Lo de las hostialidades entre franceses y españoles estaba a la orden del día. En eso, el siglo XVI fue una jarana continua. No había año que no se dieran de hostias por una cosa o por otras. Lo que nos ocupa fue consecuencia de una de esas ocasiones, la batalla de San Quintín (1557), que acabó con Felipe II levantando los brazos y gritando aquello de campeones, campeones oe, oe, oe. El contendiente fue Enrique II, hijo de Francisco I, con lo que entre hijos repetían las disputas que tuvieron los padres.
Lo que pasa es que aquella victoria fue algo más que eso: Francia fue la que acabó peor; y temiendo que la cosa fuera a peores, Enrique se avino a firmar una paz, la de Cateau-Cambrésis, que acababa con la tontería francesa en Italia —quita ya esas zarpas de ahí, venía a decirle Felipe II—, además de reconocerle como el más guay del momento. Vamos, que Enrique tuvo que decir sí, bwana a todo: devolución de las plazas ocupadas francesas y españolas, control del Franco Condado —vital para que los tercios subieran a Flandes y bajaran cuando interesara de allí por el llamado Camino Español—, que te estés quieto en Italia y a luchar contra los herejes. Etcétera.

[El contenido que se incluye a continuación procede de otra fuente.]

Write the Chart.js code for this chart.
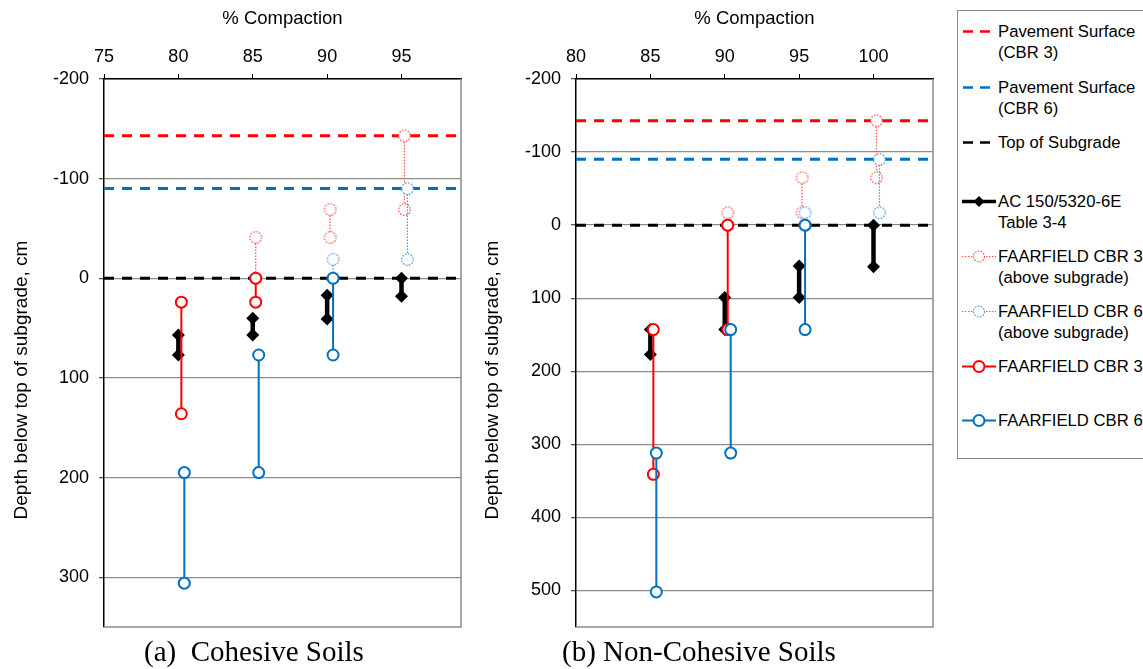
<!DOCTYPE html>
<html>
<head>
<meta charset="utf-8">
<script src="https://cdn.jsdelivr.net/npm/chart.js@4.4.1/dist/chart.umd.min.js"></script>
<style>
body { margin: 0; background: #fff; width: 1143px; height: 669px; overflow: hidden; position: relative; font-family: 'Liberation Sans', Arial, sans-serif; }
canvas { position: absolute; top: 0; }
#chartA { left: 0; }
#chartB { left: 472px; }
.caption { position: absolute; top: 634px; font-family: 'Liberation Serif', 'Times New Roman', serif; font-size: 29px; line-height: 34px; white-space: pre; color: #000; }
#legend { position: absolute; left: 957px; top: 10px; width: 200px; height: 449px; border: 1px solid #8c8c8c; box-sizing: border-box; }
.item { position: absolute; left: 0; width: 200px; font-size: 16.7px; line-height: 21px; color: #000; }
.item svg { position: absolute; left: 4px; top: 0; }
.item span { position: absolute; left: 40px; top: 0; white-space: pre; }
</style>
</head>
<body>
<canvas id="chartA" width="470" height="669"></canvas>
<canvas id="chartB" width="470" height="669"></canvas>
<div class="caption" style="left:144px">(a)  Cohesive Soils</div>
<div class="caption" style="left:562px">(b) Non-Cohesive Soils</div>
<div id="legend"></div>

<script>
// depths in cm below top of subgrade (negative = above subgrade)
// each segment: [% compaction, top depth, bottom depth]

// (a) cohesive soils
const cohX = [75, 99];
const cohY = [-200, 350];
const cohSurface3 = -143;
const cohSurface6 = -90;
const cohAC = [[80, 57, 77], [85, 40, 57], [90, 17, 41], [95, 0, 18]];
const cohCbr3Above = [[85.2, -41, 0], [90.2, -69, -41], [95.2, -143, -69]];
const cohCbr6Above = [[90.4, -19, 0], [95.4, -90, -19]];
const cohCbr3 = [[80.2, 24, 136], [85.2, 0, 24]];
const cohCbr6 = [[80.4, 195, 306], [85.4, 77, 195], [90.4, 0, 77]];

// (b) non-cohesive soils
const nonX = [80, 104];
const nonY = [-200, 550];
const nonSurface3 = -143;
const nonSurface6 = -90;
const nonAC = [[85, 143, 177], [90, 99, 143], [95, 56, 99], [100, 0, 57]];
const nonCbr3Above = [[90.2, -17, 0], [95.2, -65, -17], [100.2, -143, -65]];
const nonCbr6Above = [[95.4, -17, 0], [100.4, -90, -17]];
const nonCbr3 = [[85.2, 143, 341], [90.2, 0, 143]];
const nonCbr6 = [[85.4, 312, 502], [90.4, 143, 312], [95.4, 0, 143]];

const yTitle = 'Depth below top of subgrade, cm';

const RED = '#ff0000';
const BLUE = '#0070c0';
const RED_DOT = '#ff4d4d';
const BLUE_DOT = '#4a94d8';
const FONT = "'Liberation Sans', Arial, sans-serif";

function segPoints(segs) {
  const pts = [];
  segs.forEach((s, i) => {
    if (i > 0) pts.push({x: s[0], y: null});
    pts.push({x: s[0], y: s[1]}, {x: s[0], y: s[2]});
  });
  return pts;
}

function dottedCircle(color) {
  const c = document.createElement('canvas');
  c.width = 15; c.height = 15;
  const g = c.getContext('2d');
  g.fillStyle = '#fff';
  g.beginPath(); g.arc(7.5, 7.5, 5.8, 0, Math.PI * 2); g.fill();
  g.setLineDash([1.6, 1.4]);
  g.strokeStyle = color; g.lineWidth = 1.2;
  g.stroke();
  return c;
}

function hLine(y, xr, color) {
  return {
    data: [{x: xr[0], y: y}, {x: xr[1], y: y}],
    borderColor: color, borderWidth: 3, borderDash: [10, 8],
    pointRadius: 0
  };
}

// gray right/bottom edge of the plot
const frame = {
  id: 'frame',
  beforeDatasetsDraw(chart) {
    const a = chart.chartArea, ctx = chart.ctx;
    ctx.save();
    ctx.strokeStyle = '#8c8c8c';
    ctx.lineWidth = 1.5;
    ctx.beginPath();
    ctx.moveTo(a.right, a.top);
    ctx.lineTo(a.right, a.bottom);
    ctx.lineTo(a.left, a.bottom);
    ctx.stroke();
    ctx.restore();
  }
};

// y axis title sits a bit lower than the plot centre in the original
const sideTitle = {
  id: 'sideTitle',
  afterDraw(chart, args, opts) {
    const ctx = chart.ctx;
    ctx.save();
    ctx.translate(opts.x, opts.y);
    ctx.rotate(-Math.PI / 2);
    ctx.font = '19px ' + FONT;
    ctx.fillStyle = '#000';
    ctx.textAlign = 'center';
    ctx.textBaseline = 'middle';
    ctx.fillText(opts.text, 0, 0);
    ctx.restore();
  }
};

function makeChart(id, xr, yr, s3, s6, ac, c3a, c6a, c3, c6, padLeft, titleX) {
  const font = {family: FONT, size: 18};
  return new Chart(document.getElementById(id), {
    type: 'line',
    data: {
      datasets: [
        { data: segPoints(c6), borderColor: BLUE, borderWidth: 2, pointStyle: 'circle',
          pointRadius: 5.5, pointBorderWidth: 2, pointBorderColor: BLUE, pointBackgroundColor: '#fff' },
        { data: segPoints(c3), borderColor: RED, borderWidth: 2, pointStyle: 'circle',
          pointRadius: 5.5, pointBorderWidth: 2, pointBorderColor: RED, pointBackgroundColor: '#fff' },
        { data: segPoints(ac), borderColor: '#000', borderWidth: 4.5, pointStyle: 'rectRot',
          pointRadius: 6.5, pointBorderWidth: 0, pointBackgroundColor: '#000' },
        { data: segPoints(c6a), borderColor: BLUE_DOT, borderWidth: 1.2, borderDash: [1.5, 1.5],
          pointStyle: dottedCircle(BLUE_DOT), pointRadius: 6 },
        { data: segPoints(c3a), borderColor: RED_DOT, borderWidth: 1.2, borderDash: [1.5, 1.5],
          pointStyle: dottedCircle(RED_DOT), pointRadius: 6 },
        hLine(0, xr, '#000'),
        hLine(s6, xr, BLUE),
        hLine(s3, xr, RED)
      ]
    },
    options: {
      responsive: false,
      animation: false,
      layout: {padding: {left: padLeft, right: 9, top: 0, bottom: 42}},
      plugins: {
        legend: {display: false},
        tooltip: {enabled: false},
        sideTitle: {text: yTitle, x: titleX, y: 380}
      },
      scales: {
        x: {
          type: 'linear', position: 'top', min: xr[0], max: xr[1],
          afterFit: (scale) => { scale.height = 79; },
          ticks: {stepSize: 5, includeBounds: false, color: '#000', font: font, padding: 6},
          grid: {drawOnChartArea: false, drawTicks: true, tickLength: 5, tickColor: '#000'},
          border: {color: '#000', width: 1.5},
          title: {display: true, text: '% Compaction', color: '#000',
                  font: {family: FONT, size: 18.5}, padding: {top: 8, bottom: 0}}
        },
        y: {
          type: 'linear', reverse: true, min: yr[0], max: yr[1],
          afterFit: (scale) => { scale.width = 104 - padLeft; },
          ticks: {stepSize: 100, includeBounds: false, color: '#000', font: font, padding: 10},
          grid: {color: '#8c8c8c', lineWidth: 1.3, tickLength: 5, tickColor: '#555'},
          border: {color: '#000', width: 1.5},
          title: {display: false}
        }
      }
    },
    plugins: [frame, sideTitle]
  });
}

makeChart('chartA', cohX, cohY, cohSurface3, cohSurface6, cohAC, cohCbr3Above, cohCbr6Above, cohCbr3, cohCbr6, 7, 22);
makeChart('chartB', nonX, nonY, nonSurface3, nonSurface6, nonAC, nonCbr3Above, nonCbr6Above, nonCbr3, nonCbr6, 6, 21);

// legend
const legendItems = [
  {top: 10, icon: 'dash', color: RED, text: 'Pavement Surface\n(CBR 3)'},
  {top: 66, icon: 'dash', color: BLUE, text: 'Pavement Surface\n(CBR 6)'},
  {top: 121, icon: 'dash', color: '#000', text: 'Top of Subgrade'},
  {top: 180, icon: 'ac', color: '#000', text: 'AC 150/5320-6E\nTable 3-4'},
  {top: 235, icon: 'dot', color: RED_DOT, text: 'FAARFIELD CBR 3\n(above subgrade)'},
  {top: 290, icon: 'dot', color: BLUE_DOT, text: 'FAARFIELD CBR 6\n(above subgrade)'},
  {top: 345, icon: 'solid', color: RED, text: 'FAARFIELD CBR 3'},
  {top: 399, icon: 'solid', color: BLUE, text: 'FAARFIELD CBR 6'}
];

function iconSvg(kind, color) {
  let s = '<svg width="36" height="21" viewBox="0 0 36 21">';
  if (kind === 'dash') {
    s += `<line x1="1" y1="10.5" x2="31" y2="10.5" stroke="${color}" stroke-width="2.5" stroke-dasharray="10,7"/>`;
  } else if (kind === 'ac') {
    s += `<line x1="0" y1="10.5" x2="34" y2="10.5" stroke="#000" stroke-width="3.5"/>`;
    s += `<polygon points="17,5 22.5,10.5 17,16 11.5,10.5" fill="#000"/>`;
  } else if (kind === 'dot') {
    s += `<line x1="0" y1="10.5" x2="34" y2="10.5" stroke="${color}" stroke-width="1" stroke-dasharray="1.5,1.5"/>`;
    s += `<circle cx="17" cy="10.5" r="5.5" fill="#fff" stroke="${color}" stroke-width="1.1" stroke-dasharray="1.6,1.4"/>`;
  } else {
    s += `<line x1="0" y1="10.5" x2="34" y2="10.5" stroke="${color}" stroke-width="2"/>`;
    s += `<circle cx="17" cy="10.5" r="5.5" fill="#fff" stroke="${color}" stroke-width="2"/>`;
  }
  return s + '</svg>';
}

const legendBox = document.getElementById('legend');
legendItems.forEach(it => {
  const div = document.createElement('div');
  div.className = 'item';
  div.style.top = it.top + 'px';
  div.innerHTML = iconSvg(it.icon, it.color) + '<span></span>';
  div.querySelector('span').textContent = it.text;
  legendBox.appendChild(div);
});
</script>
</body>
</html>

El tratado, además, iba con guinda final: la boda de Felipe con la hija de Enrique, Isabel, toda vez que el español se había quedado viudo tras diñarla María, la inglesa.; de la que se enamoraría hasta las trancas. Boda no, bodorrio. Como parte de la celebración, tuvo lugar un torneo en el centro de París. Lo de siempre: caballero contra caballero. Lanzas, hostias, etc. A Enrique II le tocó Gabriel de Montgomery, capitán de su guardia escocesa. Total, que sus y a ellos y las dos lanzas que chocan. Entonces, una astilla salió volando y se le clavó en un ojo. Que ya es mala suerte. Una astilla. Que ese hombre iba con casco, y ver y respirar por aquellos cascos era casi un milagro, pero la astilla entró por el reducido espacio —que ya es mala suerte, insisto—. Llamaron al médico personal del rey, y lo mejor del asunto es que aquel médico se dedicó a estudiar de qué manera salvar la vida al rey reproduciendo la herida en condenados a muerte —total, iban a cerrar sesión igualmente. Lo mismo les iba a dar una manera que de otra—. Mientras, Enrique II pegando unos alaridos del copón hasta que, al fin, el 10 de julio de 1559 dijo que para qué sufrir más. Que ya había tenido bastante.